緊張感ある教育・研究・業務で目標実現へ前進
日本福祉大学常任理事/桜美林大学教授 篠田道夫

 福岡歯科大学の中期計画は、2000年8月「福岡歯科学園の新世紀へむけての将来構想」に始まる。教員組織の改組/教育改善/研究活性化/病院拡充/複数学部化検討/医療短大の充実/キャンパス構想/学園財政の健全化の八項目の重点課題を掲げ、総合的改革に着手した。次の計画は「福岡歯科学園の中期構想」(2004年)と名称を変え重点14項目を設定、八つの柱に加え、口腔医学の確立/第三者評価の推進/国際交流促進/施設更新/地域貢献、そして後に述べる大きな制度改革、教職員の考課制度の確立と処遇改善(任期制導入)を提起、実行に移すこととなる。
 現在は2011年3月理事会決定の第2次中期構想(2011年度〜16年度までの6年間)が稼働中で、これは@教育に関する目標、A研究に関する目標、B学生支援等に関する目標、C社会との連携・貢献に関する目標、D組織運営に関する目標の大きな5本柱に整理され、中項目として20、細目として49の方針が走っている。それらは事業計画にも貫かれ、中期目標の柱に従って事業計画が分類・策定され、事業報告書では中期計画の方針に対比した形で総括が行われる。

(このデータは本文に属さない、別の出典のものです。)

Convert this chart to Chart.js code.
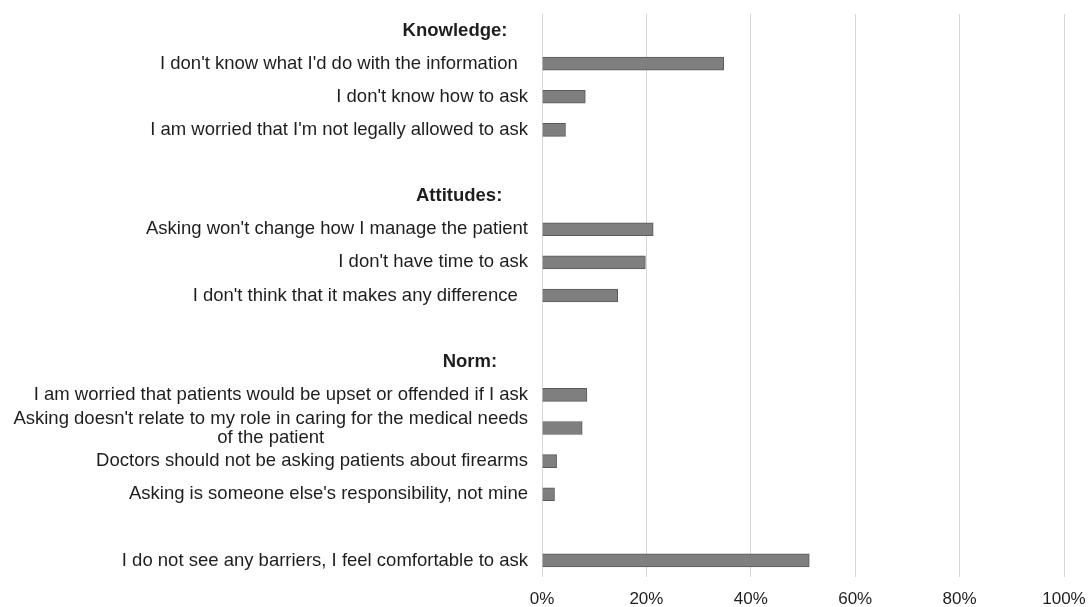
<!DOCTYPE html>
<html>
<head>
<meta charset="utf-8">
<script src="https://cdn.jsdelivr.net/npm/chart.js@4.4.1/dist/chart.umd.min.js"></script>
<style>
  body { margin: 0; background: #fff; }
  #contenedor { width: 1090px; height: 607px; position: relative; }
</style>
</head>
<body>
<div id="contenedor"><canvas id="myChart"></canvas></div>
<script>
// Etiquetas de las filas (las filas vacías separan los grupos)
const etiquetas = [
  'Knowledge:    ',
  "I don't know what I'd do with the information  ",
  "I don't know how to ask",
  "I am worried that I'm not legally allowed to ask",
  '',
  'Attitudes:     ',
  "Asking won't change how I manage the patient",
  "I don't have time to ask",
  "I don't think that it makes any difference  ",
  '',
  'Norm:      ',
  'I am worried that patients would be upset or offended if I ask',
  ["Asking doesn't relate to my role in caring for the medical needs", 'of the patient'],
  'Doctors should not be asking patients about firearms',
  "Asking is someone else's responsibility, not mine",
  '',
  'I do not see any barriers, I feel comfortable to ask'
];

// Filas que son títulos de grupo
const titulos = ['Knowledge:    ', 'Attitudes:     ', 'Norm:      '];

// Porcentaje de respuestas por barrera
const porcentajes = [null, 34.8, 8.3, 4.5, null, null, 21.3, 19.8, 14.5, null, null, 8.6, 7.7, 2.8, 2.4, null, 51.2];

// Marcas del eje x
const marcasX = [0, 20, 40, 60, 80, 100];

// Dibuja las etiquetas del eje y (centrando la segunda línea como en el original)
const pluginEtiquetas = {
  id: 'etiquetas',
  afterDraw(chart) {
    const ctx = chart.ctx;
    const ejeY = chart.scales.y;
    const derecha = chart.chartArea.left - 14;
    ctx.save();
    ctx.fillStyle = '#1e1e1e';
    ctx.textBaseline = 'middle';
    etiquetas.forEach((etiqueta, i) => {
      if (!etiqueta) return;
      const lineas = Array.isArray(etiqueta) ? etiqueta : [etiqueta];
      const esTitulo = titulos.includes(etiqueta);
      ctx.font = (esTitulo ? 'bold ' : '') + '18.5px "Liberation Sans", Arial, sans-serif';
      const ancho = Math.max(...lineas.map(l => ctx.measureText(l).width));
      const centroX = derecha - ancho / 2;
      const y = ejeY.getPixelForValue(i);
      const altoLinea = 19;
      ctx.textAlign = 'center';
      lineas.forEach((linea, j) => {
        const dy = (j - (lineas.length - 1) / 2) * altoLinea;
        ctx.fillText(linea, centroX, y + dy);
      });
    });
    ctx.restore();
  }
};

const ctx = document.getElementById('myChart').getContext('2d');
const chartInstance = new Chart(ctx, {
  type: 'bar',
  data: {
    labels: etiquetas,
    datasets: [{
      data: porcentajes,
      backgroundColor: '#7f7f7f',
      borderColor: '#5a5a5a',
      borderWidth: 1,
      barThickness: 13
    }]
  },
  options: {
    indexAxis: 'y',
    responsive: true,
    maintainAspectRatio: false,
    animation: false,
    layout: {
      padding: { left: 542, right: 26, top: 14, bottom: 0 }
    },
    plugins: {
      legend: { display: false },
      tooltip: { enabled: false }
    },
    scales: {
      x: {
        min: 0,
        max: 100,
        afterBuildTicks: scale => {
          scale.ticks = marcasX.map(v => ({ value: v }));
        },
        afterFit: scale => {
          scale.height = 30;
          scale.paddingLeft = 0;
          scale.paddingRight = 0;
        },
        grid: { color: '#d6d6d6', lineWidth: 1, drawTicks: false },
        border: { display: false },
        ticks: {
          padding: 12,
          color: '#1e1e1e',
          font: { family: '"Liberation Sans", Arial, sans-serif', size: 17 },
          callback: v => v + '%'
        }
      },
      y: {
        display: false
      }
    }
  },
  plugins: [pluginEtiquetas]
});
</script>
</body>
</html>
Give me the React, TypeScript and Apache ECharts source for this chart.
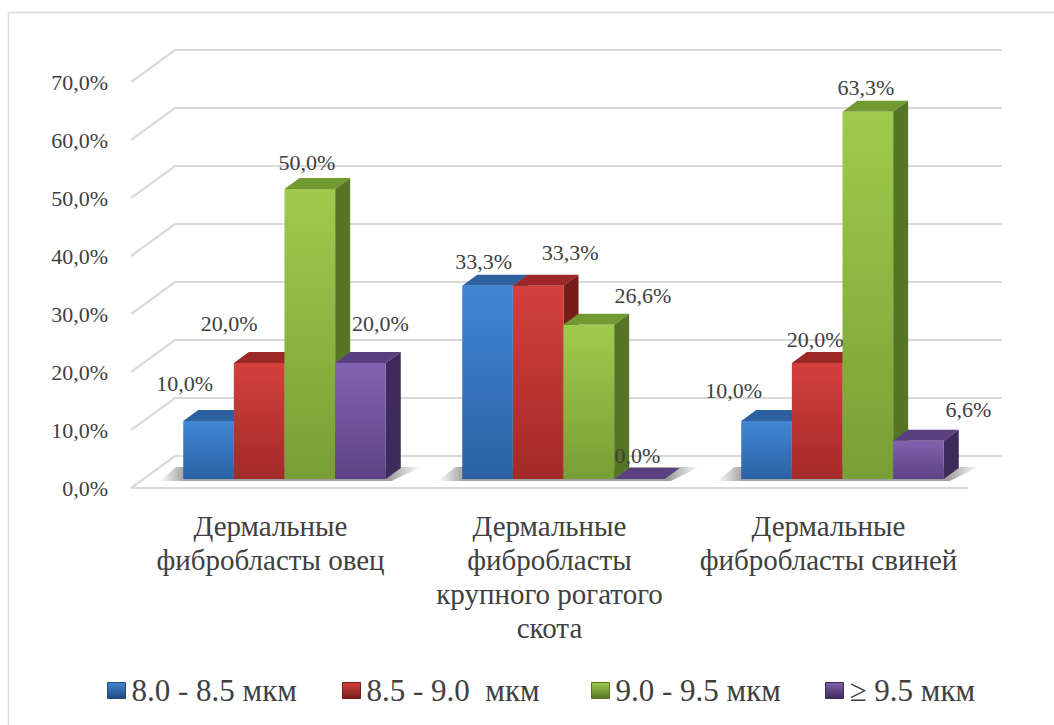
import React, { useEffect, useRef } from "react";
import * as echarts from "echarts";

// Categories (cell types) and the share of cells in each size class, %
const categories = [
  "Дермальные\nфибробласты овец",
  "Дермальные\nфибробласты\nкрупного рогатого\nскота",
  "Дермальные\nфибробласты свиней",
];
const seriesNames = ["8.0 - 8.5 мкм", "8.5 - 9.0  мкм", "9.0 - 9.5 мкм", "≥ 9.5 мкм"];
const size80to85 = [10.0, 33.3, 10.0];
const size85to90 = [20.0, 33.3, 20.0];
const size90to95 = [50.0, 26.6, 63.3];
const size95up = [20.0, 0.0, 6.6];
const yTicks = [0, 10, 20, 30, 40, 50, 60, 70];

const seriesValues = [size80to85, size85to90, size90to95, size95up];

// Colours of each bar: front gradient (top, bottom), top face, side face
const palette = [
  { top: "#4086d4", bottom: "#2b62a4", cap: "#2d619f", side: "#22497f" },
  { top: "#d4403d", bottom: "#a32a28", cap: "#9c2927", side: "#761d1c" },
  { top: "#9fcb4c", bottom: "#789e36", cap: "#729a33", side: "#567526" },
  { top: "#8262ae", bottom: "#5d4285", cap: "#5a4080", side: "#3e2b5b" },
];

// Placement of the value labels relative to the top centre of each bar [dx, dy]
const labelOffsets = [
  [[-24, -38], [-4, -24], [-33, -31]],
  [[-30, -40], [32, -33], [-2, -24]],
  [[-3, -27], [54, -29], [-2, -24]],
  [[20, -40], [-2, -24], [50, -31]],
];

const FONT = "Liberation Serif";
const TEXT = "#404040";
const WALL = "#d9d9d9";
const DEPTH = [44, -32]; // wall depth (front edge to back wall)
const BAR_DEPTH = [15, -11]; // depth of each bar
const BAR_SHIFT = [14, -9]; // bars stand a little behind the front edge
const BAR_SHARE = 0.1815; // bar width as share of a category band

const fmt = (v: number) => v.toFixed(1).replace(".", ",") + "%";

export default function App() {
  const ref = useRef<HTMLDivElement>(null);

  useEffect(() => {
    if (!ref.current) return;
    const chart = echarts.init(ref.current, null, { renderer: "svg" });

    const wallSeries = {
      type: "custom",
      z: 1,
      silent: true,
      data: yTicks.map((v) => [0, v]),
      renderItem: (params: any, api: any) => {
        const cs = params.coordSys;
        const v = api.value(1);
        const y = api.coord([0, v])[1];
        const x0 = cs.x;
        const children: any[] = [
          {
            type: "polyline",
            shape: {
              points: [
                [x0, y],
                [x0 + DEPTH[0], y + DEPTH[1]],
                [x0 + cs.width + DEPTH[0] - 10, y + DEPTH[1]],
              ],
            },
            style: { stroke: WALL, lineWidth: 2.2, fill: null },
          },
        ];
        if (v === 0) {
          children.push({
            type: "line",
            shape: { x1: x0, y1: y, x2: x0 + cs.width, y2: y },
            style: { stroke: WALL, lineWidth: 2.2 },
          });
        }
        return { type: "group", children };
      },
    };

    const shadowSeries = {
      type: "custom",
      z: 1,
      silent: true,
      data: categories.map((_, i) => [i, 0]),
      renderItem: (params: any, api: any) => {
        const i = api.value(0);
        const c = api.coord([i, 0]);
        const band = api.size([1, 0])[0];
        const bw = band * BAR_SHARE;
        const L = c[0] + BAR_SHIFT[0] - 2 * bw;
        const R = L + 4 * bw;
        const y0 = c[1] + BAR_SHIFT[1];
        return {
          type: "polygon",
          shape: {
            points: [
              [L - 24, y0 + 2],
              [R + 6, y0 + 2],
              [R + BAR_DEPTH[0] + 20, y0 + BAR_DEPTH[1] - 1],
              [L + BAR_DEPTH[0] - 22, y0 + BAR_DEPTH[1] - 1],
            ],
          },
          style: {
            fill: new echarts.graphic.LinearGradient(0, 0, 1, 0, [
              { offset: 0, color: "rgba(80,80,80,0)" },
              { offset: 0.1, color: "rgba(80,80,80,0.55)" },
              { offset: 0.88, color: "rgba(80,80,80,0.55)" },
              { offset: 1, color: "rgba(80,80,80,0)" },
            ]),
          },
        };
      },
    };

    const barSeries = seriesValues.map((vals, k) => {
      const col = palette[k];
      return {
        type: "custom",
        name: seriesNames[k],
        z: 2,
        itemStyle: { color: col.top },
        data: vals.map((v, i) => [i, v]),
        renderItem: (params: any, api: any) => {
          const i = api.value(0);
          const v = api.value(1);
          const c = api.coord([i, v]);
          const b = api.coord([i, 0]);
          const band = api.size([1, 0])[0];
          const bw = band * BAR_SHARE;
          const x0 = b[0] + BAR_SHIFT[0] - 2 * bw + k * bw;
          const x1 = x0 + bw;
          const top = c[1] + BAR_SHIFT[1];
          const bot = b[1] + BAR_SHIFT[1];
          const [dx, dy] = BAR_DEPTH;
          const off = labelOffsets[k][i];
          const z2 = 10 + k * 3;
          return {
            type: "group",
            children: [
              {
                type: "polygon",
                z2,
                shape: { points: [[x0, top], [x0 + dx, top + dy], [x1 + dx, top + dy], [x1, top]] },
                style: { fill: col.cap },
              },
              {
                type: "polygon",
                z2,
                shape: { points: [[x1, top], [x1 + dx, top + dy], [x1 + dx, bot + dy], [x1, bot]] },
                style: { fill: col.side },
              },
              {
                type: "rect",
                z2: z2 + 1,
                shape: { x: x0, y: top, width: bw, height: Math.max(bot - top, 0) },
                style: {
                  fill: new echarts.graphic.LinearGradient(0, 0, 0, 1, [
                    { offset: 0, color: col.top },
                    { offset: 1, color: col.bottom },
                  ]),
                },
              },
              {
                type: "text",
                z2: 100,
                style: {
                  text: fmt(v),
                  x: (x0 + x1) / 2 + off[0],
                  y: top + off[1],
                  align: "center",
                  verticalAlign: "middle",
                  fill: TEXT,
                  fontFamily: FONT,
                  fontSize: 22,
                },
              },
            ],
          };
        },
      };
    });

    const legendLefts = [107, 342, 591, 825];
    const legends = seriesNames.map((name, k) => ({
      left: legendLefts[k],
      top: 675,
      itemWidth: 18,
      itemHeight: 16,
      itemGap: 0,
      icon: "rect",
      selectedMode: false,
      padding: 0,
      data: [
        {
          name,
          itemStyle: {
            color: new echarts.graphic.LinearGradient(0, 0, 0, 1, [
              { offset: 0, color: palette[k].top },
              { offset: 1, color: palette[k].side },
            ]),
            borderColor: palette[k].side,
            borderWidth: 1,
          },
        },
      ],
      textStyle: {
        fontFamily: FONT,
        fontSize: 31,
        color: TEXT,
        lineHeight: 18,
        padding: [2, 0, 0, 1],
      },
    }));

    chart.setOption({
      animation: false,
      backgroundColor: "#ffffff",
      textStyle: { fontFamily: FONT },
      graphic: [
        {
          type: "rect",
          silent: true,
          shape: { x: 8.5, y: 12.5, width: 1100, height: 800 },
          style: { fill: "none", stroke: "#d9d9d9", lineWidth: 1.5 },
        },
      ],
      legend: legends,
      grid: { left: 131, right: 86, top: 82, bottom: 237, containLabel: false },
      xAxis: {
        type: "category",
        data: categories,
        axisLine: { show: false },
        axisTick: { show: false },
        splitLine: { show: false },
        axisLabel: {
          interval: 0,
          margin: 21,
          fontFamily: FONT,
          fontSize: 29,
          lineHeight: 34,
          color: TEXT,
          align: "center",
        },
      },
      yAxis: {
        type: "value",
        min: 0,
        max: 70,
        interval: 10,
        axisLine: { show: false },
        axisTick: { show: false },
        splitLine: { show: false },
        axisLabel: {
          margin: 23,
          fontFamily: FONT,
          fontSize: 22,
          color: TEXT,
          formatter: (v: number) => fmt(v),
        },
      },
      series: [wallSeries, shadowSeries, ...barSeries],
    });

    return () => chart.dispose();
  }, []);

  return (
    <div
      ref={ref}
      style={{ position: "absolute", left: 0, top: 0, width: 1054, height: 725 }}
    />
  );
}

 原案は達成度や自己評価を踏まえ直接理事長が提起するが、下案は学長や各機関の責任者を務める理事などと議論しながら、常任役員会で検討し、学園連絡協議会の議を経て理事会で決定される。基本政策の重点は理事会主導、トップダウンだが、その実行計画、とりわけ教育研究に関する具体的な改善方針は、中期構想に沿って関連する委員会等で企画立案されるなど学部や部局が現場の実態を踏まえて策定・遂行するシステムとなっている。理事長が年頭のあいさつで、毎年、重点目標を10項目に絞って分かりやすい形で提示、全教職員への浸透を図っている。そしてこの到達度評価、検証は理事長発令の自己点検評価委員会が行い、ほぼ2年ごとに報告書「福岡歯科大学の現状と課題」にまとめて発刊、課題として挙げられた事項の改善実績も改善報告書として刊行している。
 この中期計画の実践に大きな役割を果たしているのが、任期制と人事考課だ。教員の任期に関する規定は「教員の任期中における教育、研究、診療、管理・運営及び社会活動等の領域における人事考課の結果を任期に反映させることにより、教員としての意識を高め、能力を最大限に育成して学園の活性化を実現する」と位置付ける。
 教授、准教授、講師の全員が5年の任期で再任は可、助教と助手は3年任期で1回限り再任可である。再任するか否かの基準は人事考課制度における評価結果で決まる。評価得点でA〜Eまで分類されているうちのDランク(50点未満)が任期中2回以上、またはEランク(30点未満)が1回あった場合は原則再任不可、Dランク1回の場合は再任可否が審議となる厳しい内容である。
 提起から制度発足までには3年程の歳月を要し、全教員一人ひとりから同意書を取り付けた。一昨年の任期満了者、計14名が再任を申請、教員評価委員会が再任審議を行い、申請者全員の再任を決定したが、過去には再任されなかった例もある。
 教職員の人事考課制度は、各人が設定した業務目標の達成度を自己評価、上司評価が1次考課、2次考課で行われる。目標シートは、中期構想の重点項目に対し各人が何が出来るかを問う内容となっており、年度目標と中期目標を関連させている。教育、研究、診療、管理運営、社会活動それぞれ項目ごとに評価点を付け、総合得点に換算し評価ランクが付けられる。結果は、年度末手当、昇給・昇格に反映されると共に、再任の根拠資料となる。考課対象者は教員だけでなく事務職員、附属病院や介護施設の職員も含まれる。結果は本人に一次考課者からフィードバックされ、能力育成、研究・教育、業務の活性化を図ると共に、中期構想の目標達成に向けて全教職員の力を結集するシステムとして機能している。
 この二つの制度により教員の目的達成や協力意識は格段に向上したと自己評価され、これが授業改善システムや研究活性化施策と結び付いて、歯科医師国家試験の合格率の平均以上の維持や安定した学募、財政に結び付いていると言える。
 自らに任期制と厳しい評価を課すことで、緊張感を持った教育・研究・業務を作り出し、目標の前進と活性化を進めている全国的にも数少ない事例である。